┏━━

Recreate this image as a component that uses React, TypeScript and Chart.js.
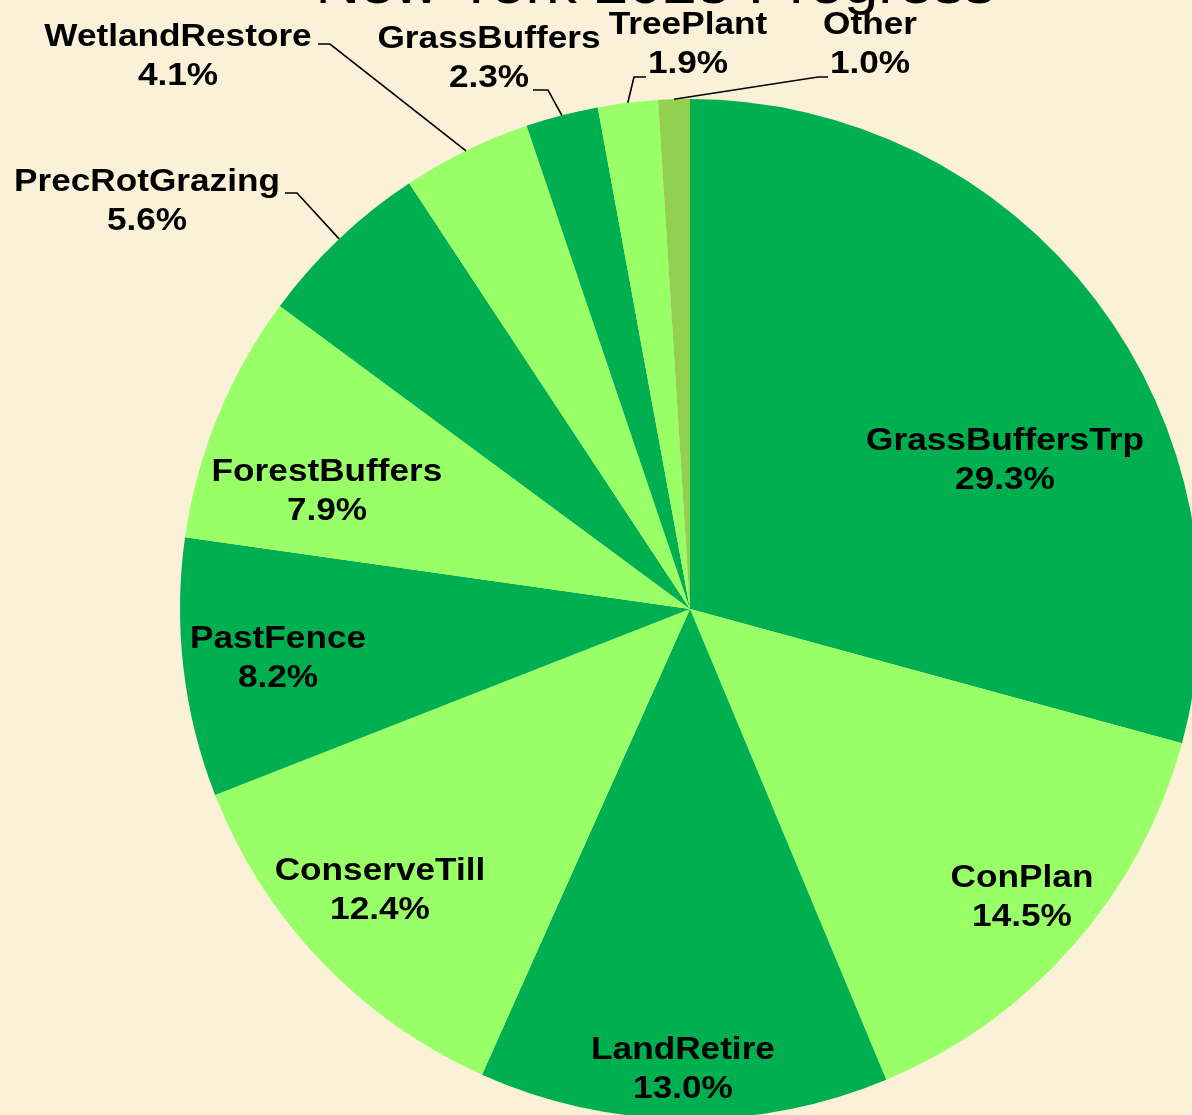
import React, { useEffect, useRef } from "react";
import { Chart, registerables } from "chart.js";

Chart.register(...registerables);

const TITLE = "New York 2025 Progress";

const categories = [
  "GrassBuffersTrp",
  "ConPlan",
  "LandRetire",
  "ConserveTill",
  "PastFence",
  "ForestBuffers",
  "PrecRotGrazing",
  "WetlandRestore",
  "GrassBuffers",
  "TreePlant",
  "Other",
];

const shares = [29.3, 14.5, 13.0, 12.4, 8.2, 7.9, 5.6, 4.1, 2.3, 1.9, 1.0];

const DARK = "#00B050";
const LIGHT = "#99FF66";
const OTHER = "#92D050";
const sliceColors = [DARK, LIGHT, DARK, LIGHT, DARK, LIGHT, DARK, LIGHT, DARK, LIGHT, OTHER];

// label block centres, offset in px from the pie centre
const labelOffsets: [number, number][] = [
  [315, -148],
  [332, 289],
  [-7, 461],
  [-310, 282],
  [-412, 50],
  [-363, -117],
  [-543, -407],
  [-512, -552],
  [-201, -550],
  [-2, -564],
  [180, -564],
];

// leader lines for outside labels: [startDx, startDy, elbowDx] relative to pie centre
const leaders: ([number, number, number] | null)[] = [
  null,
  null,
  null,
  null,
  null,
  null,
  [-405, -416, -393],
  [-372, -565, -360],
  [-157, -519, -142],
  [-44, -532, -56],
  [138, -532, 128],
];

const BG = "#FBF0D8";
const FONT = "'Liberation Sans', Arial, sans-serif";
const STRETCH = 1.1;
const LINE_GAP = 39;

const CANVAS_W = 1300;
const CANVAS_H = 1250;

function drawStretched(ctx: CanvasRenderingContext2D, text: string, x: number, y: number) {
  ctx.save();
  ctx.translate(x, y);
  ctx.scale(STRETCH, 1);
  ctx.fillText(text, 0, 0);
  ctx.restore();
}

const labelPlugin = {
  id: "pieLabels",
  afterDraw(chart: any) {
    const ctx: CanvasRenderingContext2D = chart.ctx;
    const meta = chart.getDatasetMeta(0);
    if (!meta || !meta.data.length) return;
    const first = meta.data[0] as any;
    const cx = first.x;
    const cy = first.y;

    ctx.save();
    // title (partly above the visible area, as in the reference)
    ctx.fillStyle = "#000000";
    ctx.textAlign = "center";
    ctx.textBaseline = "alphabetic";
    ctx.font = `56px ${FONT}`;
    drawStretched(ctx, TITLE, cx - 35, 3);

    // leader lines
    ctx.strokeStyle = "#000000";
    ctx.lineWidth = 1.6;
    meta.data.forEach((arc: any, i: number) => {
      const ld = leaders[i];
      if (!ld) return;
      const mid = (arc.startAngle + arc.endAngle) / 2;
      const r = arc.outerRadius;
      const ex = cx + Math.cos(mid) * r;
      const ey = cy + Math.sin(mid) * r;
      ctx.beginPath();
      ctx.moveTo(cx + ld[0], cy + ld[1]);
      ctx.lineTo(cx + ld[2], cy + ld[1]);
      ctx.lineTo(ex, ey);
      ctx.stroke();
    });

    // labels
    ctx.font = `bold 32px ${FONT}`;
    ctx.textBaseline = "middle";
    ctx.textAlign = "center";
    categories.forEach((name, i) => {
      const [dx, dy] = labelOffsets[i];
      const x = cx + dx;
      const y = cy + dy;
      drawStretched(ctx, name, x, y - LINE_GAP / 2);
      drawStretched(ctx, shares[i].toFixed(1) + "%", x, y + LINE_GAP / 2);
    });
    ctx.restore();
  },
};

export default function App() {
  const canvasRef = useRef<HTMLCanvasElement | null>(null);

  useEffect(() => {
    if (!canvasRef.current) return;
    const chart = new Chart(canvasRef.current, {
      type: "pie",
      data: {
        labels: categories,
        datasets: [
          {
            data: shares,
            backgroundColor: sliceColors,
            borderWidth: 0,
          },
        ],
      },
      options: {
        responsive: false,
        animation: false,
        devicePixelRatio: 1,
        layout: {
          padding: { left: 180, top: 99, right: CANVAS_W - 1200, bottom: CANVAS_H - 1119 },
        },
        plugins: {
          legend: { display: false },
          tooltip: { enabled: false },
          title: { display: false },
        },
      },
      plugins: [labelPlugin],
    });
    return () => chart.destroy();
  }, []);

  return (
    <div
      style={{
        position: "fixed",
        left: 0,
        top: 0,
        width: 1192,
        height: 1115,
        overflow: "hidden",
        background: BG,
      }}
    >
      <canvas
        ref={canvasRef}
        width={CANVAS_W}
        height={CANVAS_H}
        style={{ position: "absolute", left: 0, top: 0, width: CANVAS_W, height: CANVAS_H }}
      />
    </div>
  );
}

┗━━

### [GIVEN REQUEST]
Write out exactly the opening lines of the data, stopping after the line that holds "2.3, 1.9, 1.0];". Exclude pictures.

### [THE REPLY]
Recreate this image as a component that uses React, TypeScript and Chart.js.
import React, { useEffect, useRef } from "react";
import { Chart, registerables } from "chart.js";

Chart.register(...registerables);

const TITLE = "New York 2025 Progress";

const categories = [
  "GrassBuffersTrp",
  "ConPlan",
  "LandRetire",
  "ConserveTill",
  "PastFence",
  "ForestBuffers",
  "PrecRotGrazing",
  "WetlandRestore",
  "GrassBuffers",
  "TreePlant",
  "Other",
];

const shares = [29.3, 14.5, 13.0, 12.4, 8.2, 7.9, 5.6, 4.1, 2.3, 1.9, 1.0];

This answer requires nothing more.